## [WRITTEN REQUEST]
Leave out all pictures. Return exactly the lines from the top of the material through the line containing "# AMSU-A brightness".

## [SOURCE MATERIAL]
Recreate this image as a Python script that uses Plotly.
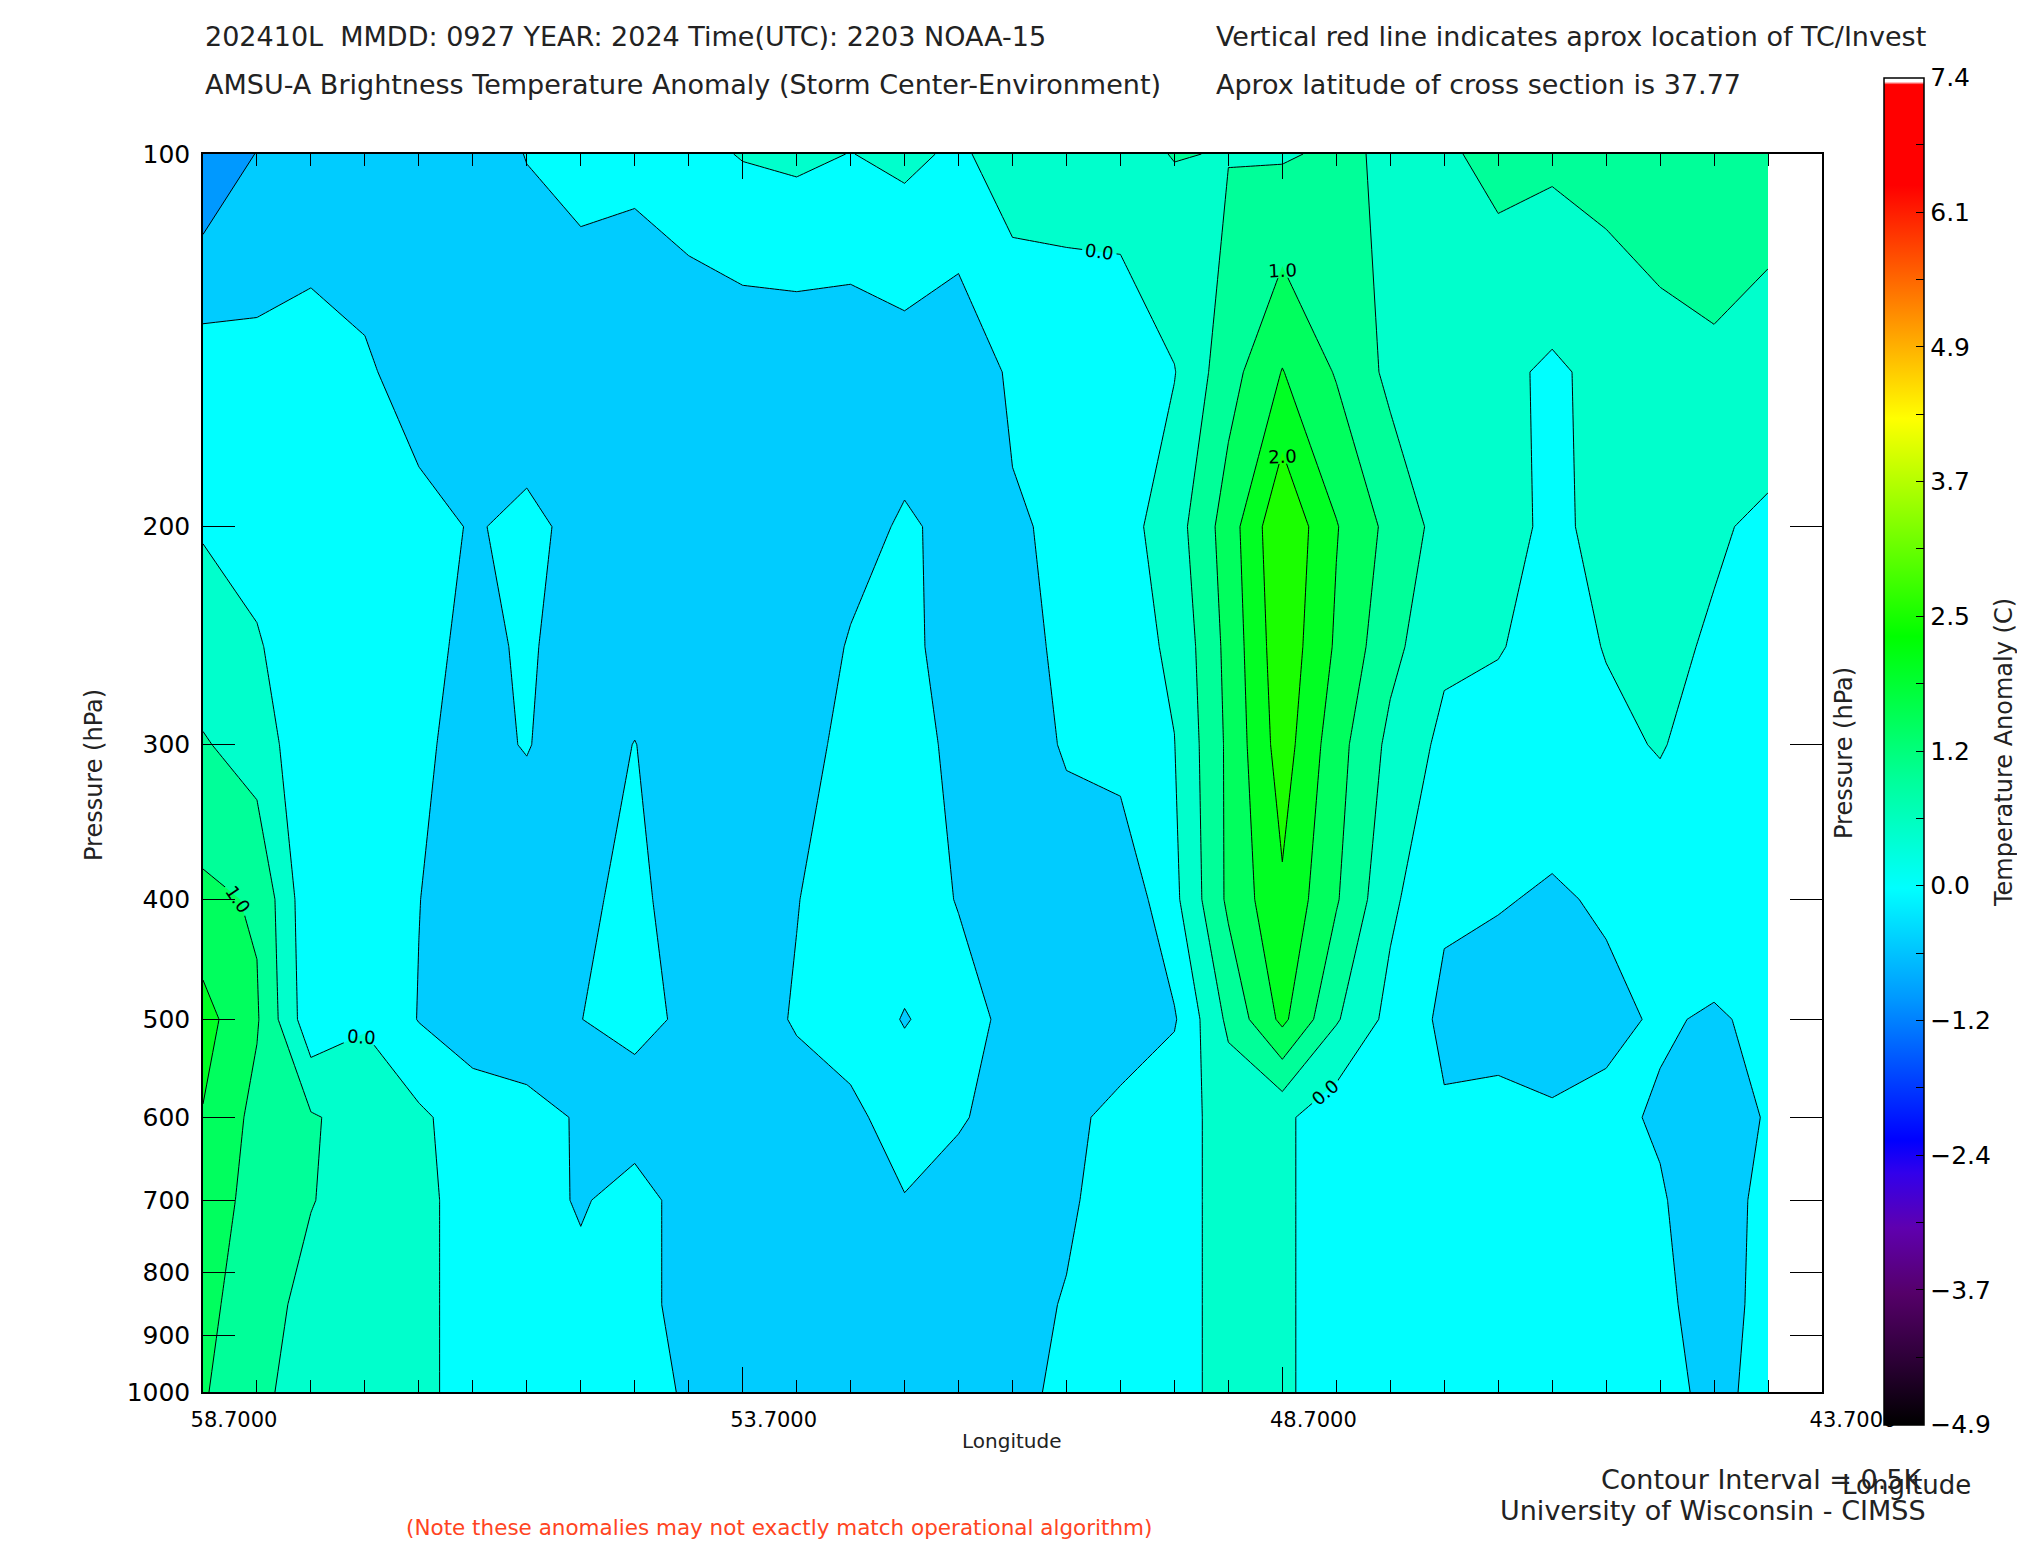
import numpy as np
import plotly.graph_objects as go

# AMSU-A brightness temperature anomaly cross section (storm center - environment)

LONGITUDE = [58.7, 58.2, 57.7, 57.2, 56.7, 56.2, 55.7, 55.2, 54.7, 54.2,
             53.7, 53.2, 52.7, 52.2, 51.7, 51.2, 50.7, 50.2, 49.7, 49.2,
             48.7, 48.2, 47.7, 47.2, 46.7, 46.2, 45.7, 45.2, 44.7, 44.2]
PRESSURE = [100, 150, 200, 250, 300, 400, 500, 600, 700, 850, 1000]

# anomaly (C) per pressure level, west -> east as in LONGITUDE
T100 = [-1.45, -0.98, -0.85, -0.8, -0.75, -0.65, -0.49, -0.35, -0.42, -0.15,
        0.03, 0.1, -0.01, 0.115, -0.087, 0.26, 0.3, 0.35, 0.52, 0.48,
        0.45, 0.58, 0.435, 0.42, 0.65, 0.6, 0.7, 0.72, 0.75, 0.7]
T150 = [-0.23, -0.34, -0.28, -0.44, -0.69, -0.75, -0.71, -0.8, -0.74, -0.9,
        -0.85, -0.85, -0.83, -0.74, -0.84, -0.42, -0.4, -0.41, -0.02, 0.8,
        1.52, 0.96, 0.378, 0.2, 0.1, -0.07, 0.12, 0.36, 0.43, 0.32]
T200 = [-0.03, -0.2, -0.25, -0.3, -0.38, -0.525, -0.43, -0.58, -0.7, -0.75,
        -0.75, -0.7, -0.65, -0.45, -0.6, -0.55, -0.42, -0.2, 0.265, 1.24,
        2.45, 1.53, 0.85, 0.3, 0.1, -0.056, 0.074, 0.15, 0.055, -0.09]
T250 = [0.18, 0.05, -0.35, -0.3, -0.4, -0.58, -0.46, -0.64, -0.7, -0.75,
        -0.8, -0.75, -0.466, -0.3, -0.83, -0.7, -0.38, -0.2, 0.078, 1.15,
        2.35, 1.43, 0.65, 0.1, 0.03, -0.18, 0.02, 0.1, -0.05, -0.15]
T300 = [0.55, 0.25, -0.35, -0.3, -0.45, -0.6, -0.48, -0.7, -0.49, -0.75,
        -0.8, -0.7, -0.35, -0.25, -0.65, -0.7, -0.46, -0.3, -0.01, 1.1,
        2.25, 1.2, 0.37, -0.123, -0.2, -0.25, -0.1, 0.03, -0.2, -0.2]
T400 = [1.11, 0.95, -0.4, -0.3, -0.49, -0.8, -0.75, -0.613, -0.35, -0.8,
        -0.85, -0.52, -0.2, -0.3, -0.52, -0.65, -0.7, -0.9, -0.12, 1.1,
        1.92, 1.05, 0.1, -0.43, -0.47, -0.55, -0.45, -0.3, -0.2, -0.15]
T500 = [1.69, 1.05, -0.35, -0.05, -0.52, -0.75, -0.7, -0.505, -0.36, -0.59,
        -0.75, -0.45, -0.3, -0.52, -0.35, -0.6, -0.7, -0.75, -0.55, 0.61,
        1.62, 0.55, -0.15, -0.6, -0.7, -0.7, -0.6, -0.45, -0.55, -0.4]
T600 = [1.47, 0.85, 0.55, 0.3, 0.09, -0.25, -0.4, -0.528, -0.75, -0.75,
        -0.8, -0.75, -0.6, -0.3, -0.45, -0.7, -0.6, -0.38, -0.15, 0.14,
        0.1, -0.3, -0.3, -0.45, -0.35, -0.45, -0.4, -0.55, -0.8, -0.45]
T700 = [1.3, 0.8, 0.52, 0.3, 0.1, -0.16, -0.3, -0.55, -0.3, -0.7,
        -0.75, -0.7, -0.7, -0.52, -0.7, -0.7, -0.55, -0.35, -0.15, 0.14,
        0.1, -0.3, -0.3, -0.3, -0.3, -0.35, -0.4, -0.46, -0.75, -0.35]
T850 = [1.15, 0.7, 0.35, 0.3, 0.1, -0.16, -0.3, -0.35, -0.35, -0.65,
        -0.7, -0.7, -0.7, -0.7, -0.7, -0.6, -0.48, -0.3, -0.15, 0.14,
        0.1, -0.3, -0.3, -0.3, -0.3, -0.3, -0.35, -0.4, -0.7, -0.35]
T1000 = [1.05, 0.6, 0.3, 0.3, 0.1, -0.16, -0.3, -0.3, -0.3, -0.56,
         -0.65, -0.7, -0.7, -0.7, -0.65, -0.6, -0.42, -0.3, -0.15, 0.14,
         0.1, -0.3, -0.3, -0.3, -0.3, -0.3, -0.3, -0.35, -0.62, -0.35]

PRESSURE_TICKS = [100, 200, 300, 400, 500, 600, 700, 800, 900, 1000]
LON_TICKS = [58.7, 53.7, 48.7, 43.7]
LON_LABELS = ["58.7000", "53.7000", "48.7000", "43.7000"]
CBAR_MIN, CBAR_MAX = -4.9, 7.4
CBAR_LABELS = ["\u22124.9", "\u22123.7", "\u22122.4", "\u22121.2", "0.0",
               "1.2", "2.5", "3.7", "4.9", "6.1", "7.4"]

FONT = "DejaVu Sans"
W, H = 2025, 1550
PAGE_OFFSET = 8  # default body margin of the html page


def fx(px):
    return (px - PAGE_OFFSET) / W


def fy(py):
    return 1 - (py - PAGE_OFFSET) / H


# IDL-like colour table: black -> purple -> blue -> cyan -> green -> yellow -> red
CMAP = [(-4.9, (0, 0, 0)), (-4.3, (45, 0, 55)), (-3.7, (85, 0, 105)),
        (-3.1, (95, 0, 175)), (-2.6, (50, 0, 235)), (-2.3, (0, 0, 255)),
        (-1.0, (0, 153, 255)), (0.0, (0, 255, 255)), (1.0, (0, 255, 153)),
        (2.3, (0, 255, 0)), (4.29, (255, 255, 0)),
        (6.42, (255, 0, 0)), (7.34, (255, 0, 0))]


def cmap(v):
    vs = [s[0] for s in CMAP]
    rgb = [int(round(np.interp(v, vs, [s[1][i] for s in CMAP]))) for i in range(3)]
    return f"rgb({rgb[0]},{rgb[1]},{rgb[2]})"


cbar_scale = [[(v - CBAR_MIN) / (CBAR_MAX - CBAR_MIN), cmap(v)] for v, _ in CMAP]
cbar_scale += [[0.9972, "rgb(255,255,255)"], [1.0, "rgb(255,255,255)"]]

# each filled band takes the colour of its upper contour level
LEV_START, LEV_END, LEV_SIZE = -1.5, 3.0, 0.5
n_lev = int(round((LEV_END - LEV_START) / LEV_SIZE)) + 1
fill_scale = [[j / n_lev, cmap(LEV_START + LEV_SIZE * j)] for j in range(n_lev + 1)]

z = [T100, T150, T200, T250, T300, T400, T500, T600, T700, T850, T1000]

fig = go.Figure()
fig.add_trace(go.Contour(
    x=LONGITUDE, y=PRESSURE, z=z, autocontour=False,
    contours=dict(start=LEV_START, end=LEV_END, size=LEV_SIZE,
                  coloring="fill", showlines=False),
    colorscale=fill_scale, line=dict(width=0, smoothing=0),
    showscale=False, hoverinfo="skip",
))
# unlabeled half-degree contours
fig.add_trace(go.Contour(
    x=LONGITUDE, y=PRESSURE, z=z, autocontour=False,
    contours=dict(start=-1.5, end=2.5, size=1.0, coloring="none"),
    line=dict(color="black", width=1.0, smoothing=0),
    showscale=False, hoverinfo="skip",
))
# labeled whole-degree contours
fig.add_trace(go.Contour(
    x=LONGITUDE, y=PRESSURE, z=z, autocontour=False,
    contours=dict(start=-1.0, end=2.0, size=1.0, coloring="none",
                  showlabels=True, labelformat=".1f",
                  labelfont=dict(size=18, color="black", family=FONT)),
    line=dict(color="black", width=1.0, smoothing=0),
    showscale=False, hoverinfo="skip",
))

# stand-alone colour bar
cb_vals = list(np.linspace(CBAR_MIN, CBAR_MAX, 21))
cb_text = [CBAR_LABELS[i // 2] if i % 2 == 0 else "" for i in range(21)]
fig.add_trace(go.Scatter(
    x=[None], y=[None], mode="markers", showlegend=False, hoverinfo="skip",
    marker=dict(
        color=[0], colorscale=cbar_scale, cmin=CBAR_MIN, cmax=CBAR_MAX,
        showscale=True,
        colorbar=dict(
            x=fx(1884), xanchor="left", xpad=0, y=fy(751), yanchor="middle", ypad=0,
            thickness=40, thicknessmode="pixels", len=1347, lenmode="pixels",
            outlinewidth=1.5, outlinecolor="black",
            tickmode="array", tickvals=cb_vals, ticktext=cb_text,
            ticks="inside", ticklen=8, tickcolor="black", tickwidth=1.2,
            tickfont=dict(size=25, family=FONT, color="black"),
        ),
    ),
))

axis_common = dict(
    showline=True, linecolor="black", linewidth=1.5, mirror="ticks",
    showgrid=False, zeroline=False, ticks="inside", tickcolor="black",
    automargin=False,
)
fig.update_xaxes(
    domain=[fx(203), fx(1822)], range=[58.7, 43.7],
    tickmode="array", tickvals=LON_TICKS, ticktext=LON_LABELS,
    ticklen=25, tickwidth=1.3, ticklabelshift=-31, ticklabelstandoff=8,
    tickfont=dict(size=21, family=FONT, color="black"),
    minor=dict(tickmode="linear", tick0=58.7, dtick=0.5, ticks="inside",
               ticklen=12, tickcolor="black", tickwidth=1.3),
    **axis_common,
)
# pressure decreases upward: log axis from 1000 (bottom) to 100 (top)
fig.update_yaxes(
    type="log", domain=[fy(1392), fy(154)], range=[3, 2],
    tickmode="array", tickvals=PRESSURE_TICKS,
    ticktext=[str(p) for p in PRESSURE_TICKS],
    ticklen=32, tickwidth=1.3, ticklabelstandoff=6,
    tickfont=dict(size=25, family=FONT, color="black"),
    **axis_common,
)


def label(text, x, y, size=27, anchor="left", angle=0, color="#222222"):
    fig.add_annotation(
        text=text, x=fx(x), y=fy(y), xref="paper", yref="paper",
        xanchor=anchor, yanchor="middle", showarrow=False, textangle=angle,
        font=dict(size=size, family=FONT, color=color),
    )


label("202410L  MMDD: 0927 YEAR: 2024 Time(UTC): 2203 NOAA-15", 203, 37)
label("AMSU-A Brightness Temperature Anomaly (Storm Center-Environment)", 203, 84)
label("Vertical red line indicates aprox location of TC/Invest", 1214, 37)
label("Aprox latitude of cross section is 37.77", 1214, 84)
label("Pressure (hPa)", 94, 775, size=24, anchor="center", angle=-90)
label("Pressure (hPa)", 1844, 753, size=24, anchor="center", angle=-90)
label("Temperature Anomaly (C)", 2004, 753, size=24, anchor="center", angle=-90)
label("Longitude", 1011, 1441, size=20, anchor="center")
label("Contour Interval = 0.5K", 1599, 1479)
label("Longitude", 1840, 1485, size=26)
label("University of Wisconsin - CIMSS", 1498, 1510)
label("(Note these anomalies may not exactly match operational algorithm)",
      404, 1527, size=21.5, color="#ff4422")

fig.update_layout(
    width=W, height=H, autosize=False, showlegend=False,
    margin=dict(l=0, r=0, t=0, b=0, pad=0, autoexpand=False),
    paper_bgcolor="white", plot_bgcolor="white",
)

fig.write_html("out.html")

## [SOLUTION TO THIS PROBLEM]
Recreate this image as a Python script that uses Plotly.
import numpy as np
import plotly.graph_objects as go

# AMSU-A brightness temperature anomaly cross section (storm center - environment)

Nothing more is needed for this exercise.